Requirement = Can you set down, exactly as they appear below, the lines from the opening of the material through the one bearing "last = n - 1", minus the pictures?

Data extract =
* * * * *

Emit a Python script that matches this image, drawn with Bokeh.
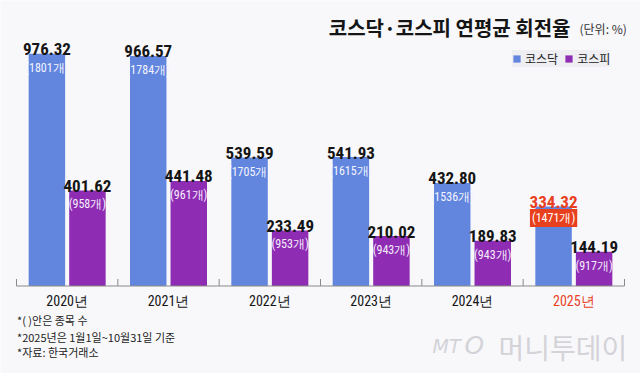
from bokeh.plotting import figure
from bokeh.models import ColumnDataSource, FactorRange, Range1d, Label, Legend, LegendItem, CDSView, IndexFilter
from bokeh.transform import dodge
from bokeh.core.properties import value
from bokeh.embed import file_html
from bokeh.resources import INLINE

# ---- data ----
years = ["2020년", "2021년", "2022년", "2023년", "2024년", "2025년"]
kosdaq = [976.32, 966.57, 539.59, 541.93, 432.80, 334.32]
kospi = [401.62, 441.48, 233.49, 210.02, 189.83, 144.19]
kosdaq_count = [1801, 1784, 1705, 1615, 1536, 1471]
kospi_count = [958, 961, 953, 943, 943, 917]
series_names = ["코스닥", "코스피"]
title_text = "코스닥·코스피 연평균 회전율"
unit_text = "(단위: %)"
notes = ["*( )안은 종목 수", "*2025년은 1월1일~10월31일 기준", "*자료: 한국거래소"]

# ---- style ----
BG = "#f8f8fb"
BLUE = "#6285de"
PURPLE = "#8e2db4"
RED = "#e8401e"
INK = "#151515"
NUM_FONT = "Noto Sans Condensed, Roboto Condensed, DejaVu Sans Condensed, Roboto"
KR_FONT = "Noto Sans CJK KR"

W, H = 640, 373
PX = 0.238          # pixels per data unit
BASE = 285.5        # baseline distance from top, px
ymax = BASE / PX
ymin = -(H - BASE) / PX
n = len(years)
last = n - 1

p = figure(width=W, height=H,
           x_range=FactorRange(factors=years, range_padding=32 / 608),
           y_range=Range1d(ymin, ymax),
           output_backend="svg", toolbar_location=None,
           x_axis_location=None, y_axis_location=None,
           min_border=0, background_fill_color=BG, border_fill_color=BG,
           outline_line_color=None)
p.grid.visible = False

hl = [RED if i == last else INK for i in range(n)]
src = ColumnDataSource(dict(
    year=years, kosdaq=kosdaq, kospi=kospi,
    kosdaq_lbl=[f"{v:.2f}" for v in kosdaq],
    kospi_lbl=[f"{v:.2f}" for v in kospi],
    kosdaq_cnt=[f"({c}개)" for c in kosdaq_count],
    kospi_cnt=[f"({c}개)" for c in kospi_count],
    kosdaq_col=hl, year_col=hl,
))

r1 = p.vbar(x=dodge("year", -0.2, range=p.x_range), top="kosdaq", width=0.36,
            source=src, color=BLUE, line_color=None)
r2 = p.vbar(x=dodge("year", 0.2, range=p.x_range), top="kospi", width=0.36,
            source=src, color=PURPLE, line_color=None)

# baseline and group boundary ticks
bounds = list(range(n + 1))
p.segment(x0=[0], y0=[0], x1=[n], y1=[0], line_color="#8a8a8a", line_width=1)
p.segment(x0=bounds, y0=[0] * (n + 1), x1=bounds, y1=[7 / PX] * (n + 1),
          line_color="#8a8a8a", line_width=1)

# value labels
p.text(x=dodge("year", -0.2, range=p.x_range), y="kosdaq", text="kosdaq_lbl", source=src,
       text_align="center", text_baseline="alphabetic", y_offset=-4.5,
       text_font=value(NUM_FONT), text_font_style="bold", text_font_size="17px",
       text_color="kosdaq_col")
p.text(x=dodge("year", 0.2, range=p.x_range), y="kospi", text="kospi_lbl", source=src,
       text_align="center", text_baseline="alphabetic", y_offset=-4.5,
       text_font=value(NUM_FONT), text_font_style="bold", text_font_size="17px",
       text_color=INK)

# count labels
view_norm = CDSView(filter=IndexFilter(list(range(last))))
view_last = CDSView(filter=IndexFilter([last]))
p.text(x=dodge("year", -0.2, range=p.x_range), y="kosdaq", text="kosdaq_cnt", source=src,
       view=view_norm, text_align="center", text_baseline="middle", y_offset=14,
       text_font=value(NUM_FONT), text_font_size="12px", text_color="#f4f6ff")
p.text(x=dodge("year", -0.2, range=p.x_range), y="kosdaq", text="kosdaq_cnt", source=src,
       view=view_last, text_align="center", text_baseline="middle", y_offset=11.5,
       text_font=value(NUM_FONT), text_font_size="12px", text_color="white",
       background_fill_color=RED, padding=2)
p.text(x=dodge("year", 0.2, range=p.x_range), y="kospi", text="kospi_cnt", source=src,
       text_align="center", text_baseline="middle", y_offset=14,
       text_font=value(NUM_FONT), text_font_size="12px", text_color="#f7eefc")

# year labels
p.text(x="year", y=0, text="year", source=src, text_align="center", text_baseline="middle",
       y_offset=14.5, text_font=value(NUM_FONT), text_font_size="14px", text_color="year_col")

# title & unit
p.add_layout(Label(x=570, y=H - 26.7, x_units="screen", y_units="screen", text=title_text,
                   text_align="right", text_baseline="middle", text_font=KR_FONT,
                   text_font_style="bold", text_font_size="20px", text_color=INK))
p.add_layout(Label(x=579, y=H - 28, x_units="screen", y_units="screen", text=unit_text,
                   text_align="left", text_baseline="middle", text_font=KR_FONT,
                   text_font_size="12px", text_color="#333333"))

# footnotes
for i, t in enumerate(notes):
    p.add_layout(Label(x=16.5, y=[53.7, 37, 21.3][i], x_units="screen", y_units="screen",
                       text=t, text_align="left", text_baseline="middle", text_font=KR_FONT,
                       text_font_size="11px", text_color="#222222"))

# watermark
WM = "#d3d3d8"
p.add_layout(Label(x=432, y=28, x_units="screen", y_units="screen", text="MT",
                   text_baseline="middle", text_font="DejaVu Sans", text_font_style="italic",
                   text_font_size="19px", text_color=WM))
p.add_layout(Label(x=464, y=28, x_units="screen", y_units="screen", text="O",
                   text_baseline="middle", text_font="DejaVu Sans", text_font_style="italic",
                   text_font_size="25px", text_color=WM))
p.add_layout(Label(x=498, y=27, x_units="screen", y_units="screen", text="머니투데이",
                   text_baseline="middle", text_font=KR_FONT, text_font_size="28px",
                   text_color=WM))

# legend
legend = Legend(items=[LegendItem(label=series_names[0], renderers=[r1]),
                       LegendItem(label=series_names[1], renderers=[r2])],
                orientation="horizontal", location=(512, H - 67),
                background_fill_color="#eeeef3", background_fill_alpha=1,
                border_line_color=None, padding=4, spacing=6, label_standoff=4,
                glyph_width=9, glyph_height=9, label_height=12, margin=0,
                label_text_font=KR_FONT, label_text_font_size="12px",
                label_text_color="#222222")
p.add_layout(legend)

open("out.html", "w").write(file_html(p, INLINE))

* * * * *

Exercise output =
Emit a Python script that matches this image, drawn with Bokeh.
from bokeh.plotting import figure
from bokeh.models import ColumnDataSource, FactorRange, Range1d, Label, Legend, LegendItem, CDSView, IndexFilter
from bokeh.transform import dodge
from bokeh.core.properties import value
from bokeh.embed import file_html
from bokeh.resources import INLINE

# ---- data ----
years = ["2020년", "2021년", "2022년", "2023년", "2024년", "2025년"]
kosdaq = [976.32, 966.57, 539.59, 541.93, 432.80, 334.32]
kospi = [401.62, 441.48, 233.49, 210.02, 189.83, 144.19]
kosdaq_count = [1801, 1784, 1705, 1615, 1536, 1471]
kospi_count = [958, 961, 953, 943, 943, 917]
series_names = ["코스닥", "코스피"]
title_text = "코스닥·코스피 연평균 회전율"
unit_text = "(단위: %)"
notes = ["*( )안은 종목 수", "*2025년은 1월1일~10월31일 기준", "*자료: 한국거래소"]

# ---- style ----
BG = "#f8f8fb"
BLUE = "#6285de"
PURPLE = "#8e2db4"
RED = "#e8401e"
INK = "#151515"
NUM_FONT = "Noto Sans Condensed, Roboto Condensed, DejaVu Sans Condensed, Roboto"
KR_FONT = "Noto Sans CJK KR"

W, H = 640, 373
PX = 0.238          # pixels per data unit
BASE = 285.5        # baseline distance from top, px
ymax = BASE / PX
ymin = -(H - BASE) / PX
n = len(years)
last = n - 1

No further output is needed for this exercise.